Smaller. Faster. Harder. More disciplined.
And honestly? That approach leaves a lot of people exhausted and farther from their goals.
Holistic health presents a different question: What if health is about supporting the whole person instead of constantly correcting the body?
That’s where movement, especially intentional fitness, becomes transformative. Fitness in a holistic lifestyle is no longer punishment driven. It’s not something you “have” to do to earn rest or deserve dessert. Movement becomes a way to support your nervous system, strengthen your body, stabilize your mood, and reconnect with yourself. That’s a very different relationship with exercise than most of us were taught. Instead of chasing exhaustion, holistic fitness prioritizes sustainability.
Strength. Longevity. Recovery. Mobility. Emotional well-being. Community.
Confidence that comes from feeling capable rather than simply looking a certain way.
This is why group fitness and wellness communities can feel so powerful. Human beings are not designed to thrive in isolation. Genuine health includes connection, encouragement, laughter, support, and environments that make us feel grounded, not judged. There’s something healing about moving your body in a room full of people who are all trying to take care of themselves too. Even if everyone is quietly pretending those tiny Pilates pulses are not spiritually testing them.
Holistic health also recognizes that wellness is deeply individual. What works beautifully for one person may completely drain another. Some people need more rest. Some need more structure. Some need strength training. Some need slower movement and nervous system support.

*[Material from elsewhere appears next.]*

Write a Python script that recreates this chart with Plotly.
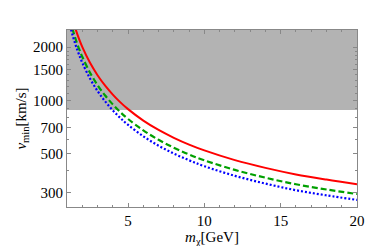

Wellness is not one-size-fits-all because human beings are not one-size-fits-all. And perhaps most importantly, holistic health reminds us that rest is productive too. Sometimes the healthiest thing you can do is nourish yourself properly, go for a walk outside, stretch, breathe deeply, sleep more, spend time with supportive people, or take a workout class that leaves you feeling stronger instead of defeated.
True wellness is not built through constant self-punishment. It’s built through consistency, awareness, and balance. Learning how to work with your body instead of fighting against it.
And honestly? It feels a lot better than surviving on caffeine, stress, and wellness guilt.